Applicability of Reactive Distillation

The reactive distillation process for MTBE quickly gained acceptance in the market place after the first commercial application was installed in 1981 (Smith and Huddleston, 1982). Today, most of the new MTBE plants which are currently in either the planning or construction phases will use processes based around reactive distillation (Riddle, 1996). Although the advantages which reactive distillation brings to MTBE production are well recognised, it is not clear whether the same benefits can be realised for ETBE synthesis.

The most obvious difference between the MTBE and ETBE reaction systems is the more restrictive ETBE thermodynamics. This implies a lower isobutene conversion at the same temperature but it does not preclude the use of reactive distillation. Indeed, the improvement in the stoichiometric ratio of reactants is potentially even more advantageous since there is more to gain. The ETBE reaction rate is similar to MTBE so that the required catalyst volume should not be prohibitive. The reaction is also equally selective (up to 99%) so that the side-reactions (predominantly dimerisation and hydration) are not likely to be any more significant.

Ethanol and ETBE are less volatile than methanol and MTBE, leading to higher distillation temperatures at the same pressure. This would result in a faster reaction rate but a lower equilibrium constant, although the operating pressure could be adjusted to mostly compensate for the VLE differences. The most important distinction in the phase behaviour of the two systems is the absence of azeotropes between ethanol and butenes at pressures below approximately 1400 kPag. Comparable azeotropes in the MTBE system are important in recycling methanol to the reaction zone and this variance suggests that a slightly different operating strategy might be required, notably that excess ethanol should be recovered with the bottoms rather than the distillate. The absence of these azeotropes will also affect the reaction via changes in the internal distribution of components although the exact effect is hard to predict without detailed simulations.

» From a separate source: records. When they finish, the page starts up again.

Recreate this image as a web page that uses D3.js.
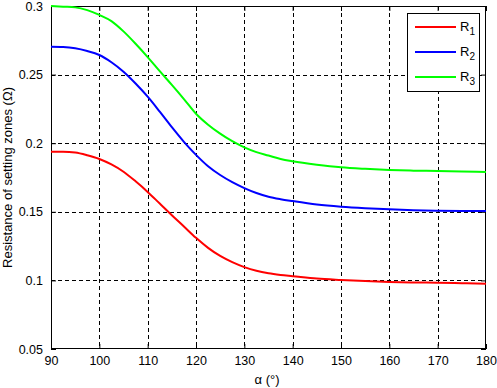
<!DOCTYPE html>
<html><head><meta charset="utf-8">
<script src="https://cdn.jsdelivr.net/npm/d3@7"></script>
<style>body{margin:0;background:#fff;} svg{display:block;font-family:Arial,"Liberation Sans",sans-serif;}</style>
</head><body>
<script>
const alpha = [90,92.5,95,97.5,100,102.5,105,107.5,110,112.5,115,117.5,120,122.5,125,127.5,130,132.5,135,137.5,140,145,150,155,160,165,170,175,180];
const R1 = [0.1938,0.1938,0.1932,0.1912,0.1885,0.1845,0.1792,0.1722,0.1645,0.1560,0.1475,0.1393,0.1310,0.1237,0.1178,0.1133,0.1097,0.1070,0.1052,0.1040,0.1031,0.1013,0.1003,0.0995,0.0989,0.0985,0.0983,0.0980,0.0976];
const R2 = [0.2703,0.2701,0.2692,0.2672,0.2643,0.2590,0.2521,0.2435,0.2339,0.2230,0.2117,0.2010,0.1915,0.1832,0.1768,0.1716,0.1673,0.1637,0.1610,0.1592,0.1578,0.1553,0.1537,0.1526,0.1518,0.1512,0.1508,0.1506,0.1505];
const R3 = [0.3000,0.2995,0.2990,0.2970,0.2935,0.2890,0.2815,0.2725,0.2628,0.2525,0.2425,0.2322,0.2215,0.2135,0.2070,0.2015,0.1970,0.1935,0.1910,0.1885,0.1868,0.1843,0.1824,0.1813,0.1805,0.1800,0.1797,0.1793,0.1790];
const seriesNames = ["1","2","3"];
const seriesColors = ["#ff0000","#0000ff","#00ff00"];
const xTicks = [90,100,110,120,130,140,150,160,170,180];
const yTicks = [0.05,0.1,0.15,0.2,0.25,0.3];

const W=497,H=388, L=51,R=486,T=6,B=349;
const svg=d3.select("body").append("svg").attr("width",W).attr("height",H);
svg.append("rect").attr("width",W).attr("height",H).attr("fill","#fff");
const x=d3.scaleLinear().domain([90,180]).range([L,R]);
const y=d3.scaleLinear().domain([0.05,0.3]).range([B,T]);

// grid
const g=svg.append("g");
g.selectAll(".gx").data(xTicks.slice(1,-1)).enter().append("line")
 .attr("x1",d=>Math.round(x(d))+0.5).attr("x2",d=>Math.round(x(d))+0.5).attr("y1",T).attr("y2",B)
 .attr("stroke","#000").attr("stroke-dasharray","4,3").attr("stroke-width",1);
g.selectAll(".gy").data(yTicks.slice(1,-1)).enter().append("line")
 .attr("y1",d=>Math.round(y(d))+0.5).attr("y2",d=>Math.round(y(d))+0.5).attr("x1",L).attr("x2",R)
 .attr("stroke","#000").attr("stroke-dasharray","4,3").attr("stroke-width",1);

// axes
const ax=d3.axisBottom(x).tickValues(xTicks).tickSize(-5).tickPadding(7).tickFormat(d3.format("d"));
const axT=d3.axisTop(x).tickValues(xTicks).tickSize(-5).tickFormat("");
const ay=d3.axisLeft(y).tickValues(yTicks).tickSize(-5).tickPadding(8).tickFormat(d=>String(d));
const ayR=d3.axisRight(y).tickValues(yTicks).tickSize(-5).tickFormat("");
function style(sel){sel.select(".domain").remove();sel.selectAll("line").attr("stroke","#000");sel.selectAll("text").attr("fill","#000").attr("font-size","12.5px").attr("font-family","Arial,'Liberation Sans',sans-serif");}
svg.append("g").attr("transform",`translate(0,${B})`).call(ax).call(style);
svg.append("g").attr("transform",`translate(0,${T})`).call(axT).call(style);
svg.append("g").attr("transform",`translate(${L},0)`).call(ay).call(style);
svg.append("g").attr("transform",`translate(${R},0)`).call(ayR).call(style);
svg.append("rect").attr("x",L+0.5).attr("y",T+0.5).attr("width",R-L-1).attr("height",B-T-1)
 .attr("fill","none").attr("stroke","#000").attr("stroke-width",1);

// lines
const data=[R1,R2,R3];
const line=d3.line().x((d,i)=>x(alpha[i])).y(d=>y(d)).curve(d3.curveMonotoneX);
data.forEach((s,k)=>{
  svg.append("path").datum(s).attr("d",line).attr("fill","none").attr("stroke",seriesColors[k]).attr("stroke-width",2);
});

// labels
svg.append("text").attr("x",267).attr("y",384).attr("text-anchor","middle").attr("font-size","13px").text("α (°)");
svg.append("text").attr("transform",`translate(12,${(T+B)/2}) rotate(-90)`).attr("text-anchor","middle").attr("font-size","13px").text("Resistance of setting zones (Ω)");

// legend
const lg=svg.append("g");
lg.append("rect").attr("x",407.5).attr("y",13.5).attr("width",72).attr("height",78).attr("fill","#fff").attr("stroke","#000");
seriesNames.forEach((n,k)=>{
  const yy=27+k*25;
  lg.append("line").attr("x1",415).attr("x2",456).attr("y1",yy).attr("y2",yy).attr("stroke",seriesColors[k]).attr("stroke-width",2);
  const t=lg.append("text").attr("x",460).attr("y",yy+4).attr("font-size","13px");
  t.append("tspan").text("R");
  t.append("tspan").attr("font-size","10px").attr("dy",4).text(n);
});
</script>
</body></html>
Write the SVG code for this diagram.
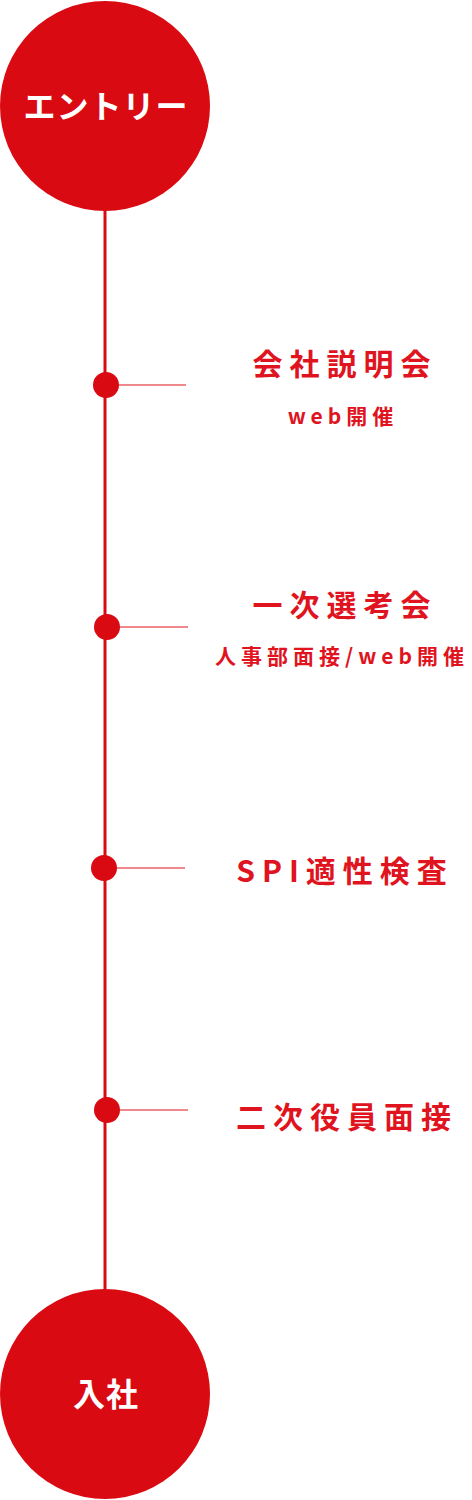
<svg xmlns="http://www.w3.org/2000/svg" width="472" height="1500" viewBox="0 0 472 1500">
<style>
.big{fill:#da0a12}
.circ-t{fill:#fff;font-family:"Noto Sans CJK JP","Noto Sans",sans-serif;font-weight:700;font-size:32px;letter-spacing:1px;text-anchor:middle}
.title{fill:#e0141e;font-family:"Noto Sans CJK JP","Noto Sans",sans-serif;font-weight:700;font-size:30px;letter-spacing:7px;text-anchor:middle}
.sub{fill:#e0141e;font-family:"Noto Sans CJK JP","Noto Sans",sans-serif;font-weight:700;font-size:21px;letter-spacing:5px;text-anchor:middle}
.dot{fill:#da0a12}
.tick{stroke:#e0141e;stroke-width:1.2}
</style>
<g id="connectors">
<line x1="105" y1="205" x2="105" y2="1295" stroke="#da0a12" stroke-width="3"/>
<line class="tick" x1="105" y1="385" x2="186" y2="385"/>
<line class="tick" x1="107" y1="627" x2="188" y2="627"/>
<line class="tick" x1="104" y1="868" x2="185" y2="868"/>
<line class="tick" x1="107" y1="1110" x2="188" y2="1110"/>
</g>
<g id="entry">
<circle class="big" cx="105" cy="106" r="105"/>
<text class="circ-t" x="106" y="118">エントリー</text>
</g>
<g id="step1">
<circle class="dot" cx="106" cy="385" r="13"/>
<text class="title" x="345" y="375">会社説明会</text>
<text class="sub" x="343" y="424">web開催</text>
</g>
<g id="step2">
<circle class="dot" cx="107" cy="627" r="13"/>
<text class="title" x="345" y="616">一次選考会</text>
<text class="sub" x="342" y="664">人事部面接/web開催</text>
</g>
<g id="step3">
<circle class="dot" cx="104" cy="868" r="13"/>
<text class="title" x="345" y="882">SPI適性検査</text>
</g>
<g id="step4">
<circle class="dot" cx="107" cy="1110" r="13"/>
<text class="title" x="347" y="1128">二次役員面接</text>
</g>
<g id="join">
<circle class="big" cx="105" cy="1394" r="105"/>
<text class="circ-t" x="106" y="1406">入社</text>
</g>
</svg>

Overall, there appear to be sufficient similarities between the MTBE and ETBE systems to suggest that reactive distillation could deliver productivity gains to ETBE manufacture that are similar to those already demonstrated for MTBE. However, there are also enough differences between the two systems to indicate that specialised designs might be required to maximise the process benefits that could be obtained from reactive distillation.